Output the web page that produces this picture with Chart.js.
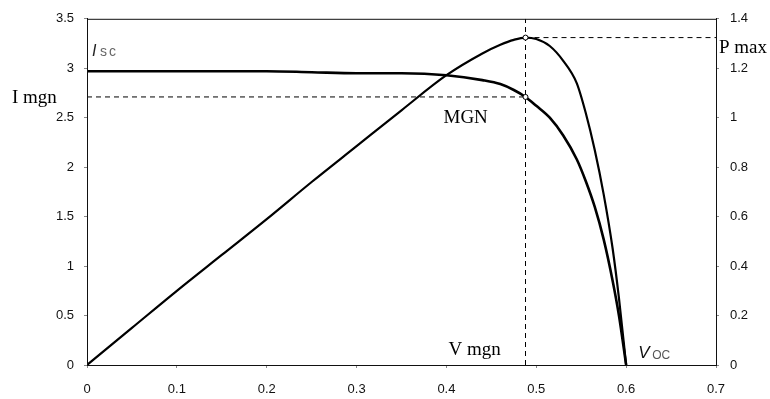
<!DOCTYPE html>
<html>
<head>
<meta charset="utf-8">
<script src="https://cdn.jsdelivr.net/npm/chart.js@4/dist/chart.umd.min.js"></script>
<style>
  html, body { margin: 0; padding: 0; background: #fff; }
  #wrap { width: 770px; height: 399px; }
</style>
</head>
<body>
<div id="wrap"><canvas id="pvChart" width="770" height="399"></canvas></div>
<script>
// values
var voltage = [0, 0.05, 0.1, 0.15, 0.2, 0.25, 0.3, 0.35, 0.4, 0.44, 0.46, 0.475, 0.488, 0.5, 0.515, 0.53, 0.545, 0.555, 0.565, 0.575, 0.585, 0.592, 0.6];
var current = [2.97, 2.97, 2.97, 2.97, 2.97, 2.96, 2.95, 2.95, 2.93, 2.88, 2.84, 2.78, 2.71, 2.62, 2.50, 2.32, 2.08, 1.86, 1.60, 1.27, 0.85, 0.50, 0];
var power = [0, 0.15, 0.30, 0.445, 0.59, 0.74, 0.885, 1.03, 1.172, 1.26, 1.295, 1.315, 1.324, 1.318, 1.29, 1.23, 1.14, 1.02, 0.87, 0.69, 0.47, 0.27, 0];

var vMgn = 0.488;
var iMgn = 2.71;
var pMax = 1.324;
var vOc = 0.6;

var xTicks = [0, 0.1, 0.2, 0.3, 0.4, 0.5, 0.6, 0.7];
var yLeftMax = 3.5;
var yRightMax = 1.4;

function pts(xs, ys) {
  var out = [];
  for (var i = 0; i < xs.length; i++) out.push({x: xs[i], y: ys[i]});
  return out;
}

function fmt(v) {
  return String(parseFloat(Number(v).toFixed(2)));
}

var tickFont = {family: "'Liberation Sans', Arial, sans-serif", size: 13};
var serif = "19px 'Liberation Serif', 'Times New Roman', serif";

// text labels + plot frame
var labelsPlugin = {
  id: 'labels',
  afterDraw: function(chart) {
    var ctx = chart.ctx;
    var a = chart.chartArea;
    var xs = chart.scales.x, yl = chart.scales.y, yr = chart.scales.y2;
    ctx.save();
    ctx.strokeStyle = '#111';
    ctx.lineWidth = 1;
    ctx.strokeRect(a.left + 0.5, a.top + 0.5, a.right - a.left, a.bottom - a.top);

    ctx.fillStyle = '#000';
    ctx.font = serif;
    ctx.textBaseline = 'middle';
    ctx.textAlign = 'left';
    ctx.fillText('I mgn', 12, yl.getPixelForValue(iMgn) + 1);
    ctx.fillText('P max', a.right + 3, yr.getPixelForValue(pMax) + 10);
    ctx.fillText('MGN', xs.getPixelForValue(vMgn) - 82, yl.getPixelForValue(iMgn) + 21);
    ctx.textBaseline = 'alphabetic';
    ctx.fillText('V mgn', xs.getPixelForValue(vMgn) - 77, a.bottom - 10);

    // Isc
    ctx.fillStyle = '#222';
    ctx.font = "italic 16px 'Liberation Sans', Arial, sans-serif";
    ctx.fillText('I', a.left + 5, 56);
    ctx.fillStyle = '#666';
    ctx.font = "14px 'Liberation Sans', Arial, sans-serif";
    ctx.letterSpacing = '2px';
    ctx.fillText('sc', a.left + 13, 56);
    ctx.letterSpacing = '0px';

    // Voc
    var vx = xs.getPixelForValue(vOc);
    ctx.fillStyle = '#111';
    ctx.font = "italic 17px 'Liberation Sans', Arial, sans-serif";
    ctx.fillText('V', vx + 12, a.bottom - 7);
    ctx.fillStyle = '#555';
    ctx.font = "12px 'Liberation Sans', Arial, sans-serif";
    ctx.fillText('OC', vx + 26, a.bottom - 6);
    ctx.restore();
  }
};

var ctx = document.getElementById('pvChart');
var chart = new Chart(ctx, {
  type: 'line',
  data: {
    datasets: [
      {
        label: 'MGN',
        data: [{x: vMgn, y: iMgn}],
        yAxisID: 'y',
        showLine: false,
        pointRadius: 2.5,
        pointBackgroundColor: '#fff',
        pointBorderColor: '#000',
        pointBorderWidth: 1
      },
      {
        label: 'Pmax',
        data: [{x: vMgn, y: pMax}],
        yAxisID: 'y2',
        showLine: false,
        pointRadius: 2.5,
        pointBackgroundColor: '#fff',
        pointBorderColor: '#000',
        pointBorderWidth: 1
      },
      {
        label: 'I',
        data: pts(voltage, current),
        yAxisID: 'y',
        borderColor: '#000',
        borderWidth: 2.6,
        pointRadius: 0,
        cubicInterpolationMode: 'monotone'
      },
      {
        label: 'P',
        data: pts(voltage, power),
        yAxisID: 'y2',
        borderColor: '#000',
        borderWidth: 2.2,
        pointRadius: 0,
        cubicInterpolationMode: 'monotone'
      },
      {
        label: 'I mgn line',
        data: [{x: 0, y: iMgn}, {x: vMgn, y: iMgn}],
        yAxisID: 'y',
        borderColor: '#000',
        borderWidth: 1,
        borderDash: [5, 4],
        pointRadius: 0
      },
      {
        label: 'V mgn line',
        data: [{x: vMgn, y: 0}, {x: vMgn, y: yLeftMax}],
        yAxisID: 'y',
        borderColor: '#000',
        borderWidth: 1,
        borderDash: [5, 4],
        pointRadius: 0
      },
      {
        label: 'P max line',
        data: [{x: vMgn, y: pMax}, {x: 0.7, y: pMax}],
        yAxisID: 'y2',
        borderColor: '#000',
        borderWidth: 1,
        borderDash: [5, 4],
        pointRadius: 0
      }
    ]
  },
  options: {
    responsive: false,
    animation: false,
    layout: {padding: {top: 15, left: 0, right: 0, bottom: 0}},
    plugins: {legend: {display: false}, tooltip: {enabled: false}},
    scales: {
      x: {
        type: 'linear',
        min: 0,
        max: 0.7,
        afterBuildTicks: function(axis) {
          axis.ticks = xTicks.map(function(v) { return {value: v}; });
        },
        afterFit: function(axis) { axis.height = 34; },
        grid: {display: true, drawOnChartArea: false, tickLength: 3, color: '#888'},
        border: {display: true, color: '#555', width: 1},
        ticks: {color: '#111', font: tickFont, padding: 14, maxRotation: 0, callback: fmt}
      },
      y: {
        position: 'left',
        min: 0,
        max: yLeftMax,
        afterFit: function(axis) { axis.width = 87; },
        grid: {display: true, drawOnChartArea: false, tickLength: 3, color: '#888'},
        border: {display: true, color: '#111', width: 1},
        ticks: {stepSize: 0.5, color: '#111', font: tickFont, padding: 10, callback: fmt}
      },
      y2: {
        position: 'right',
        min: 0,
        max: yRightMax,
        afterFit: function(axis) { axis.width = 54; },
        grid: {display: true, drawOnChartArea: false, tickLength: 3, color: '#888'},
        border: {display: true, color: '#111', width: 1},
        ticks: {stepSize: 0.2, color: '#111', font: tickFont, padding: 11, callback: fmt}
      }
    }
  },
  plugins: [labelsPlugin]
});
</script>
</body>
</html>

# # # # #

*Problem statement*:
Omit every picture while copying the listing above exactly.

*Solution below*:
Output the web page that produces this picture with Chart.js.
<!DOCTYPE html>
<html>
<head>
<meta charset="utf-8">
<script src="https://cdn.jsdelivr.net/npm/chart.js@4/dist/chart.umd.min.js"></script>
<style>
  html, body { margin: 0; padding: 0; background: #fff; }
  #wrap { width: 770px; height: 399px; }
</style>
</head>
<body>
<div id="wrap"><canvas id="pvChart" width="770" height="399"></canvas></div>
<script>
// values
var voltage = [0, 0.05, 0.1, 0.15, 0.2, 0.25, 0.3, 0.35, 0.4, 0.44, 0.46, 0.475, 0.488, 0.5, 0.515, 0.53, 0.545, 0.555, 0.565, 0.575, 0.585, 0.592, 0.6];
var current = [2.97, 2.97, 2.97, 2.97, 2.97, 2.96, 2.95, 2.95, 2.93, 2.88, 2.84, 2.78, 2.71, 2.62, 2.50, 2.32, 2.08, 1.86, 1.60, 1.27, 0.85, 0.50, 0];
var power = [0, 0.15, 0.30, 0.445, 0.59, 0.74, 0.885, 1.03, 1.172, 1.26, 1.295, 1.315, 1.324, 1.318, 1.29, 1.23, 1.14, 1.02, 0.87, 0.69, 0.47, 0.27, 0];

var vMgn = 0.488;
var iMgn = 2.71;
var pMax = 1.324;
var vOc = 0.6;

var xTicks = [0, 0.1, 0.2, 0.3, 0.4, 0.5, 0.6, 0.7];
var yLeftMax = 3.5;
var yRightMax = 1.4;

function pts(xs, ys) {
  var out = [];
  for (var i = 0; i < xs.length; i++) out.push({x: xs[i], y: ys[i]});
  return out;
}

function fmt(v) {
  return String(parseFloat(Number(v).toFixed(2)));
}

var tickFont = {family: "'Liberation Sans', Arial, sans-serif", size: 13};
var serif = "19px 'Liberation Serif', 'Times New Roman', serif";

// text labels + plot frame
var labelsPlugin = {
  id: 'labels',
  afterDraw: function(chart) {
    var ctx = chart.ctx;
    var a = chart.chartArea;
    var xs = chart.scales.x, yl = chart.scales.y, yr = chart.scales.y2;
    ctx.save();
    ctx.strokeStyle = '#111';
    ctx.lineWidth = 1;
    ctx.strokeRect(a.left + 0.5, a.top + 0.5, a.right - a.left, a.bottom - a.top);

    ctx.fillStyle = '#000';
    ctx.font = serif;
    ctx.textBaseline = 'middle';
    ctx.textAlign = 'left';
    ctx.fillText('I mgn', 12, yl.getPixelForValue(iMgn) + 1);
    ctx.fillText('P max', a.right + 3, yr.getPixelForValue(pMax) + 10);
    ctx.fillText('MGN', xs.getPixelForValue(vMgn) - 82, yl.getPixelForValue(iMgn) + 21);
    ctx.textBaseline = 'alphabetic';
    ctx.fillText('V mgn', xs.getPixelForValue(vMgn) - 77, a.bottom - 10);

    // Isc
    ctx.fillStyle = '#222';
    ctx.font = "italic 16px 'Liberation Sans', Arial, sans-serif";
    ctx.fillText('I', a.left + 5, 56);
    ctx.fillStyle = '#666';
    ctx.font = "14px 'Liberation Sans', Arial, sans-serif";
    ctx.letterSpacing = '2px';
    ctx.fillText('sc', a.left + 13, 56);
    ctx.letterSpacing = '0px';

    // Voc
    var vx = xs.getPixelForValue(vOc);
    ctx.fillStyle = '#111';
    ctx.font = "italic 17px 'Liberation Sans', Arial, sans-serif";
    ctx.fillText('V', vx + 12, a.bottom - 7);
    ctx.fillStyle = '#555';
    ctx.font = "12px 'Liberation Sans', Arial, sans-serif";
    ctx.fillText('OC', vx + 26, a.bottom - 6);
    ctx.restore();
  }
};

var ctx = document.getElementById('pvChart');
var chart = new Chart(ctx, {
  type: 'line',
  data: {
    datasets: [
      {
        label: 'MGN',
        data: [{x: vMgn, y: iMgn}],
        yAxisID: 'y',
        showLine: false,
        pointRadius: 2.5,
        pointBackgroundColor: '#fff',
        pointBorderColor: '#000',
        pointBorderWidth: 1
      },
      {
        label: 'Pmax',
        data: [{x: vMgn, y: pMax}],
        yAxisID: 'y2',
        showLine: false,
        pointRadius: 2.5,
        pointBackgroundColor: '#fff',
        pointBorderColor: '#000',
        pointBorderWidth: 1
      },
      {
        label: 'I',
        data: pts(voltage, current),
        yAxisID: 'y',
        borderColor: '#000',
        borderWidth: 2.6,
        pointRadius: 0,
        cubicInterpolationMode: 'monotone'
      },
      {
        label: 'P',
        data: pts(voltage, power),
        yAxisID: 'y2',
        borderColor: '#000',
        borderWidth: 2.2,
        pointRadius: 0,
        cubicInterpolationMode: 'monotone'
      },
      {
        label: 'I mgn line',
        data: [{x: 0, y: iMgn}, {x: vMgn, y: iMgn}],
        yAxisID: 'y',
        borderColor: '#000',
        borderWidth: 1,
        borderDash: [5, 4],
        pointRadius: 0
      },
      {
        label: 'V mgn line',
        data: [{x: vMgn, y: 0}, {x: vMgn, y: yLeftMax}],
        yAxisID: 'y',
        borderColor: '#000',
        borderWidth: 1,
        borderDash: [5, 4],
        pointRadius: 0
      },
      {
        label: 'P max line',
        data: [{x: vMgn, y: pMax}, {x: 0.7, y: pMax}],
        yAxisID: 'y2',
        borderColor: '#000',
        borderWidth: 1,
        borderDash: [5, 4],
        pointRadius: 0
      }
    ]
  },
  options: {
    responsive: false,
    animation: false,
    layout: {padding: {top: 15, left: 0, right: 0, bottom: 0}},
    plugins: {legend: {display: false}, tooltip: {enabled: false}},
    scales: {
      x: {
        type: 'linear',
        min: 0,
        max: 0.7,
        afterBuildTicks: function(axis) {
          axis.ticks = xTicks.map(function(v) { return {value: v}; });
        },
        afterFit: function(axis) { axis.height = 34; },
        grid: {display: true, drawOnChartArea: false, tickLength: 3, color: '#888'},
        border: {display: true, color: '#555', width: 1},
        ticks: {color: '#111', font: tickFont, padding: 14, maxRotation: 0, callback: fmt}
      },
      y: {
        position: 'left',
        min: 0,
        max: yLeftMax,
        afterFit: function(axis) { axis.width = 87; },
        grid: {display: true, drawOnChartArea: false, tickLength: 3, color: '#888'},
        border: {display: true, color: '#111', width: 1},
        ticks: {stepSize: 0.5, color: '#111', font: tickFont, padding: 10, callback: fmt}
      },
      y2: {
        position: 'right',
        min: 0,
        max: yRightMax,
        afterFit: function(axis) { axis.width = 54; },
        grid: {display: true, drawOnChartArea: false, tickLength: 3, color: '#888'},
        border: {display: true, color: '#111', width: 1},
        ticks: {stepSize: 0.2, color: '#111', font: tickFont, padding: 11, callback: fmt}
      }
    }
  },
  plugins: [labelsPlugin]
});
</script>
</body>
</html>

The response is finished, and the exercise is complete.